PROBLEM REQUIREMENTS:
Produce nothing but an exact copy of the lines from the one containing "Output the Python" through the one containing "wavelength = list(range(250, 311))", and do not carry over pictures.

LISTED ENTRIES:
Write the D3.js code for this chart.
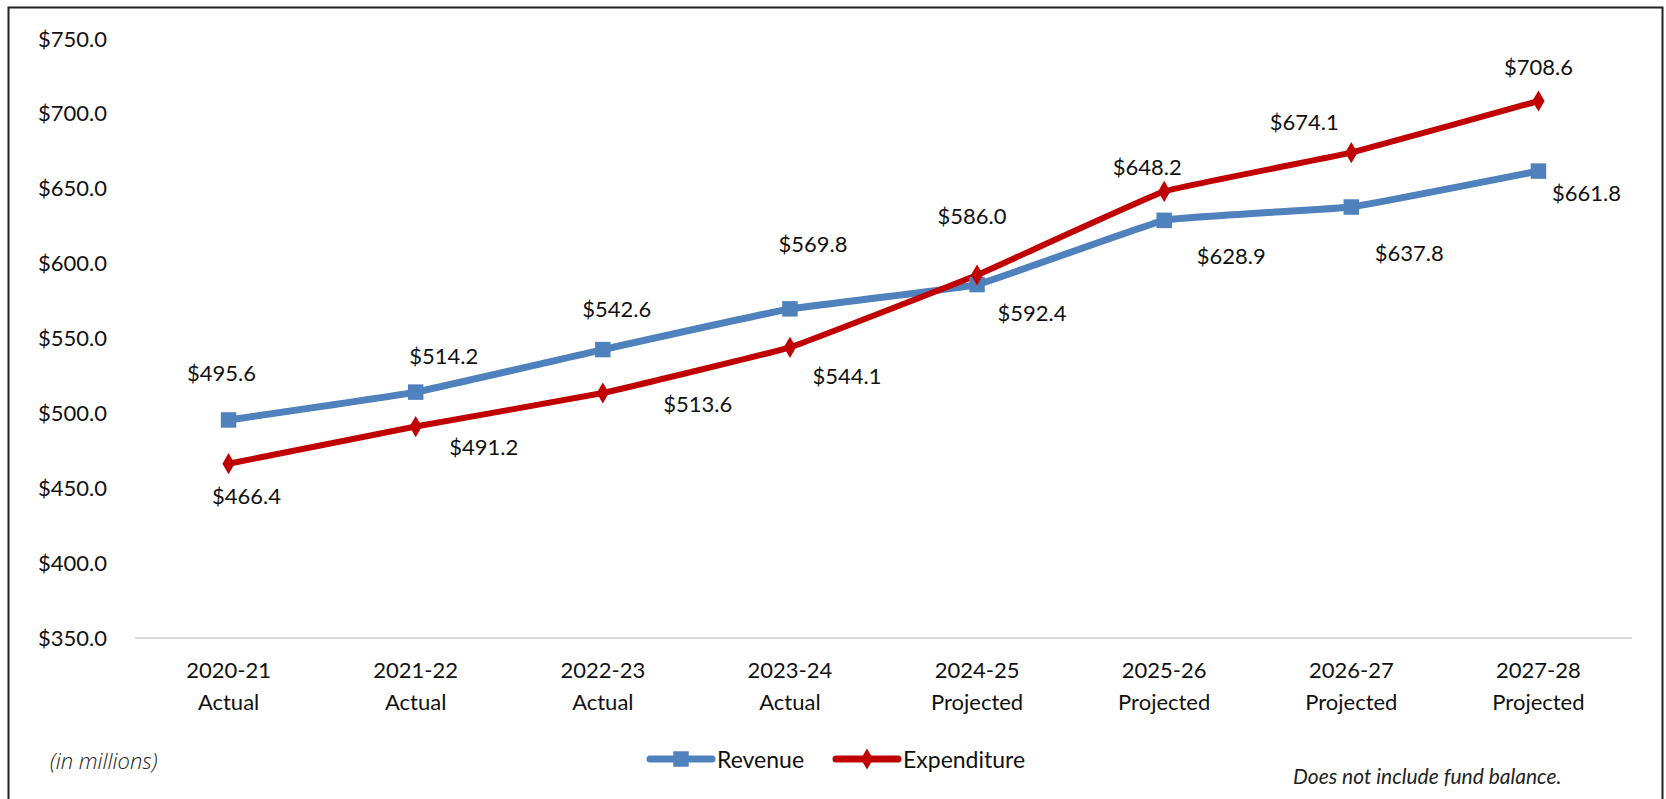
<!DOCTYPE html>
<html>
<head>
<meta charset="utf-8">
<script src="https://cdn.jsdelivr.net/npm/d3@7"></script>
<style>
    body { margin: 0; background: #fff; }
    svg { display: block; }
    .tick text { font-family: Lato, "Open Sans", sans-serif; font-size: 22px; fill: #111; }
    .val-label { font-family: Lato, "Open Sans", sans-serif; font-size: 22px; fill: #111; }
</style>
</head>
<body>
<div id="chart"></div>
<script>
// == DATA == //
let years = ['2020-21','2021-22','2022-23','2023-24','2024-25','2025-26','2026-27','2027-28'];
let status = ['Actual','Actual','Actual','Actual','Projected','Projected','Projected','Projected'];
let revenue = [495.6, 514.2, 542.6, 569.8, 586.0, 628.9, 637.8, 661.8];
let expenditure = [466.4, 491.2, 513.6, 544.1, 592.4, 648.2, 674.1, 708.6];
let yTicks = [350, 400, 450, 500, 550, 600, 650, 700, 750];

// label nudges (px) from each marker, as placed in the original
let revenueLabelOffset = [[-7,-47],[28,-37],[14,-41],[23,-65],[-5,-69],[67,35],[58,45],[48,21]];
let expenditureLabelOffset = [[18,32],[68,20],[95,10],[57,28],[55,37],[-17,-25],[-47,-31],[0,-34]];

let width = 1666, height = 799;
let plot = {left: 135, right: 1632, top: 39, bottom: 638};
let blue = '#4F81BD', red = '#C00000';

let svg = d3.select('#chart').append('svg')
    .attr('width', width)
    .attr('height', height);

// frame
svg.append('rect')
    .attr('x', 8.5).attr('y', 7.5)
    .attr('width', 1654).attr('height', 820)
    .attr('fill', 'none')
    .attr('stroke', '#222')
    .attr('stroke-width', 2);

// scales
let x = d3.scaleBand().domain(years).range([plot.left, plot.right]);
let cx = d => x(d) + x.bandwidth() / 2;
let y = d3.scaleLinear().domain([350, 750]).range([plot.bottom, plot.top]);

// y axis
let yAxis = svg.append('g')
    .attr('transform', `translate(${plot.left},0)`)
    .call(d3.axisLeft(y).tickValues(yTicks).tickSize(0).tickPadding(28)
        .tickFormat(d => '$' + d.toFixed(1)));
yAxis.select('.domain').remove();

// baseline
svg.append('line')
    .attr('x1', plot.left).attr('x2', plot.right)
    .attr('y1', y(350)).attr('y2', y(350))
    .attr('stroke', '#d9d9d9')
    .attr('stroke-width', 2);

// x axis (two line labels)
let xAxis = svg.append('g')
    .attr('transform', `translate(0,${plot.bottom})`)
    .call(d3.axisBottom(x).tickSize(0).tickFormat(''));
xAxis.select('.domain').remove();
xAxis.selectAll('.tick text').remove();
xAxis.selectAll('.tick').append('text')
    .attr('text-anchor', 'middle')
    .each(function(d, i) {
        let t = d3.select(this);
        t.append('tspan').attr('x', 0).attr('y', 40).text(d);
        t.append('tspan').attr('x', 0).attr('y', 72).text(status[i]);
    });

// lines (nearly straight, slight excel-like smoothing)
let line = d3.line()
    .x((d, i) => cx(years[i]))
    .y(d => y(d))
    .curve(d3.curveCardinal.tension(0.75));

svg.append('path')
    .datum(revenue)
    .attr('d', line)
    .attr('fill', 'none')
    .attr('stroke', blue)
    .attr('stroke-width', 7)
    .attr('stroke-linejoin', 'round');

svg.append('path')
    .datum(expenditure)
    .attr('d', line)
    .attr('fill', 'none')
    .attr('stroke', red)
    .attr('stroke-width', 6)
    .attr('stroke-linejoin', 'round');

// markers
let squareSym = d3.symbol().type(d3.symbolSquare).size(240);
let diamondSym = d3.symbol().type(d3.symbolDiamond).size(130);

svg.selectAll('.rev-marker')
    .data(revenue)
    .enter().append('path')
    .attr('class', 'rev-marker')
    .attr('d', squareSym)
    .attr('transform', (d, i) => `translate(${cx(years[i])},${y(d)})`)
    .attr('fill', blue);

svg.selectAll('.exp-marker')
    .data(expenditure)
    .enter().append('path')
    .attr('class', 'exp-marker')
    .attr('d', diamondSym)
    .attr('transform', (d, i) => `translate(${cx(years[i])},${y(d)})`)
    .attr('fill', red);

// value labels
function addLabels(values, offsets, cls) {
    svg.selectAll('.' + cls)
        .data(values)
        .enter().append('text')
        .attr('class', 'val-label ' + cls)
        .attr('x', (d, i) => cx(years[i]) + offsets[i][0])
        .attr('y', (d, i) => y(d) + offsets[i][1])
        .attr('text-anchor', 'middle')
        .attr('dominant-baseline', 'central')
        .text(d => '$' + d.toFixed(1));
}
addLabels(revenue, revenueLabelOffset, 'rev-label');
addLabels(expenditure, expenditureLabelOffset, 'exp-label');

// legend
let legend = svg.append('g').attr('class', 'legend');
let legendItems = [
    {name: 'Revenue', color: blue, sym: squareSym, x: 650, w: 7},
    {name: 'Expenditure', color: red, sym: diamondSym, x: 836, w: 7}
];
legendItems.forEach(item => {
    let g = legend.append('g').attr('transform', `translate(${item.x},759)`);
    g.append('line')
        .attr('x1', 0).attr('x2', 62)
        .attr('stroke', item.color)
        .attr('stroke-width', item.w)
        .attr('stroke-linecap', 'round');
    g.append('path')
        .attr('d', item.sym)
        .attr('transform', 'translate(31,0)')
        .attr('fill', item.color);
    g.append('text')
        .attr('x', 67)
        .attr('dominant-baseline', 'central')
        .attr('font-family', 'Lato, "Open Sans", sans-serif')
        .attr('font-size', '23px')
        .attr('fill', '#111')
        .text(item.name);
});

// notes
svg.append('text')
    .attr('x', 50).attr('y', 760)
    .attr('dominant-baseline', 'central')
    .attr('font-family', '"Open Sans", sans-serif')
    .attr('font-weight', 300)
    .attr('font-style', 'italic')
    .attr('font-size', '22px')
    .attr('fill', '#222')
    .text('(in millions)');

svg.append('text')
    .attr('x', 1293).attr('y', 775)
    .attr('dominant-baseline', 'central')
    .attr('font-family', 'Lato, sans-serif')
    .attr('font-style', 'italic')
    .attr('font-weight', 400)
    .attr('font-size', '21px')
    .attr('fill', '#222')
    .text('Does not include fund balance.');
</script>
</body>
</html>
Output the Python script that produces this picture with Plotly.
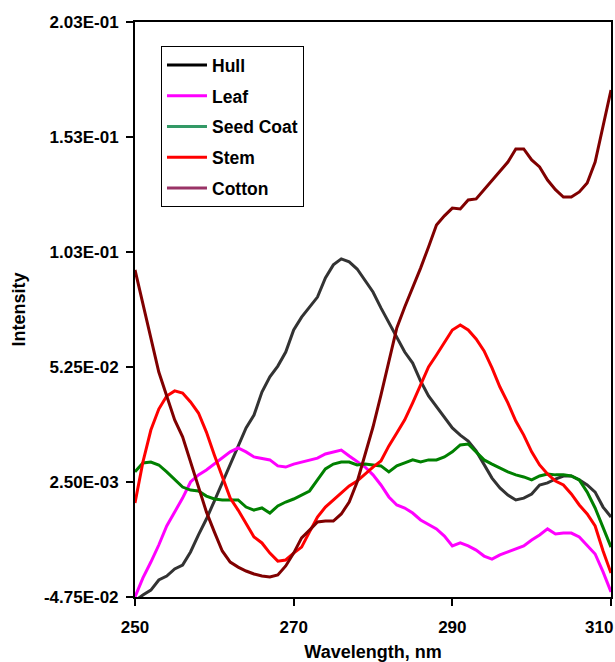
import plotly.graph_objects as go

wavelength = list(range(250, 311))

hull = [-0.0492, -0.0466, -0.0445, -0.0401, -0.0384, -0.0353, -0.0336, -0.0279, -0.0205, -0.0136,
        -0.0058, 0.0021, 0.0108, 0.0186, 0.0260, 0.0316, 0.0416, 0.0482, 0.0529, 0.0590,
        0.0686, 0.0742, 0.0786, 0.0829, 0.0912, 0.0969, 0.0995, 0.0982, 0.0951, 0.0903,
        0.0851, 0.0782, 0.0716, 0.0651, 0.0590, 0.0542, 0.0464, 0.0399, 0.0351, 0.0303,
        0.0260, 0.0229, 0.0203, 0.0160, 0.0099, 0.0042, -0.0001, -0.0032, -0.0053, -0.0045,
        -0.0027, 0.0012, 0.0021, 0.0038, 0.0051, 0.0051, 0.0034, 0.0012, -0.0019, -0.0084,
        -0.0127]

leaf = [-0.0475, -0.0392, -0.0323, -0.0249, -0.0166, -0.0105, -0.0045, 0.0025, 0.0056, 0.0077,
        0.0103, 0.0129, 0.0156, 0.0173, 0.0156, 0.0134, 0.0129, 0.0121, 0.0095, 0.0090,
        0.0103, 0.0112, 0.0121, 0.0129, 0.0147, 0.0156, 0.0164, 0.0138, 0.0112, 0.0090,
        0.0056, 0.0012, -0.0040, -0.0075, -0.0088, -0.0110, -0.0140, -0.0158, -0.0179, -0.0210,
        -0.0253, -0.0240, -0.0253, -0.0271, -0.0297, -0.0310, -0.0292, -0.0279, -0.0266, -0.0253,
        -0.0227, -0.0205, -0.0179, -0.0201, -0.0197, -0.0197, -0.0214, -0.0253, -0.0288, -0.0366,
        -0.0453]

seed_coat = [0.0069, 0.0108, 0.0112, 0.0099, 0.0069, 0.0034, 0.0003, -0.0010, -0.0014, -0.0036,
             -0.0049, -0.0053, -0.0053, -0.0053, -0.0084, -0.0097, -0.0088, -0.0110, -0.0079, -0.0062,
             -0.0049, -0.0032, -0.0014, 0.0034, 0.0082, 0.0103, 0.0112, 0.0112, 0.0099, 0.0103,
             0.0099, 0.0095, 0.0069, 0.0095, 0.0108, 0.0121, 0.0112, 0.0121, 0.0121, 0.0134,
             0.0156, 0.0186, 0.0190, 0.0156, 0.0121, 0.0103, 0.0086, 0.0069, 0.0056, 0.0047,
             0.0034, 0.0051, 0.0060, 0.0056, 0.0056, 0.0051, 0.0034, -0.0019, -0.0088, -0.0171,
             -0.0258]

stem = [-0.0066, 0.0112, 0.0251, 0.0342, 0.0399, 0.0421, 0.0412, 0.0373, 0.0325, 0.0242,
        0.0142, 0.0047, -0.0045, -0.0097, -0.0153, -0.0214, -0.0240, -0.0284, -0.0319, -0.0314,
        -0.0284, -0.0258, -0.0192, -0.0127, -0.0084, -0.0053, -0.0023, 0.0008, 0.0029, 0.0060,
        0.0090, 0.0116, 0.0182, 0.0238, 0.0295, 0.0369, 0.0447, 0.0525, 0.0577, 0.0634,
        0.0686, 0.0708, 0.0686, 0.0647, 0.0595, 0.0521, 0.0438, 0.0369, 0.0290, 0.0229,
        0.0156, 0.0099, 0.0060, 0.0029, 0.0012, -0.0027, -0.0075, -0.0114, -0.0166, -0.0275,
        -0.0371]

cotton = [0.0947, 0.0795, 0.0642, 0.0503, 0.0399, 0.0295, 0.0221, 0.0112, -0.0001, -0.0105,
          -0.0192, -0.0275, -0.0323, -0.0345, -0.0362, -0.0375, -0.0384, -0.0388, -0.0379, -0.0340,
          -0.0284, -0.0218, -0.0184, -0.0149, -0.0145, -0.0145, -0.0114, -0.0062, 0.0025, 0.0142,
          0.0264, 0.0403, 0.0547, 0.0695, 0.0786, 0.0869, 0.0955, 0.1047, 0.1142, 0.1182,
          0.1216, 0.1212, 0.1251, 0.1256, 0.1295, 0.1334, 0.1373, 0.1416, 0.1473, 0.1473,
          0.1425, 0.1395, 0.1338, 0.1296, 0.1264, 0.1264, 0.1286, 0.1325, 0.1416, 0.1569,
          0.1729]

series_names = ["Hull", "Leaf", "Seed Coat", "Stem", "Cotton"]
series_values = [hull, leaf, seed_coat, stem, cotton]
line_colors = ["#333333", "#FF00FF", "#008000", "#FF0000", "#800000"]
legend_colors = ["#000000", "#FF00FF", "#339966", "#FF0000", "#993366"]

y_tick_vals = [-0.0475, 0.0025, 0.0525, 0.1025, 0.1525, 0.2025]
y_tick_text = ["-4.75E-02", "2.50E-03", "5.25E-02", "1.03E-01", "1.53E-01", "2.03E-01"]
x_tick_vals = [250, 270, 290, 310]
# last label padded with no-break spaces so it sits inside the page edge like the original
x_tick_text = ["250", "270", "290", "310\u00a0\u00a0\u00a0\u00a0\u00a0"]

FONT = "Liberation Sans, Arial, sans-serif"

fig = go.Figure()
for name, vals, col in zip(series_names, series_values, line_colors):
    fig.add_trace(go.Scatter(x=wavelength, y=vals, mode="lines", name=name,
                             line=dict(color=col, width=3), showlegend=False))
for i, (name, col) in enumerate(zip(series_names, legend_colors)):
    fig.add_trace(go.Scatter(x=[None], y=[None], mode="lines", name=name,
                             legendgroup=f"g{i}",
                             line=dict(color=col, width=3), showlegend=True))

fig.update_layout(
    width=615, height=662,
    margin=dict(l=135, r=4, t=22, b=65),
    paper_bgcolor="white", plot_bgcolor="white",
    font=dict(family=FONT, size=17, color="black", weight="bold"),
    showlegend=True,
    legend=dict(x=0.0546, y=0.958, xanchor="left", yanchor="top",
                bgcolor="white", bordercolor="black", borderwidth=1,
                font=dict(family=FONT, size=17.5, color="black", weight="bold"),
                traceorder="grouped", tracegroupgap=5, itemwidth=40),
    xaxis=dict(range=[250, 310], tickvals=x_tick_vals, ticktext=x_tick_text,
               showgrid=False, zeroline=False,
               showline=True, linecolor="black", linewidth=2, mirror=True,
               ticks="outside", ticklen=7, tickwidth=2, tickcolor="black",
               automargin=False, ticklabelstandoff=7, ticklabeloverflow="allow",
               tickfont=dict(family=FONT, size=17, weight="bold"),
               title=dict(text="Wavelength, nm", standoff=11,
                          font=dict(family=FONT, size=18, weight="bold"))),
    yaxis=dict(range=[-0.0475, 0.2025], tickvals=y_tick_vals, ticktext=y_tick_text,
               showgrid=False, zeroline=False,
               showline=True, linecolor="black", linewidth=2, mirror=True,
               ticks="outside", ticklen=7, tickwidth=2, tickcolor="black",
               automargin=False, ticklabelstandoff=4, ticklabeloverflow="allow",
               tickfont=dict(family=FONT, size=17, weight="bold"),
               title=dict(text="Intensity", standoff=14,
                          font=dict(family=FONT, size=18, weight="bold"))),
)

fig.write_html("out.html", config={"displayModeBar": False},
               post_script="document.body.style.margin='0';document.body.style.overflow='hidden';")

RESULT OF THIS TASK:
Output the Python script that produces this picture with Plotly.
import plotly.graph_objects as go

wavelength = list(range(250, 311))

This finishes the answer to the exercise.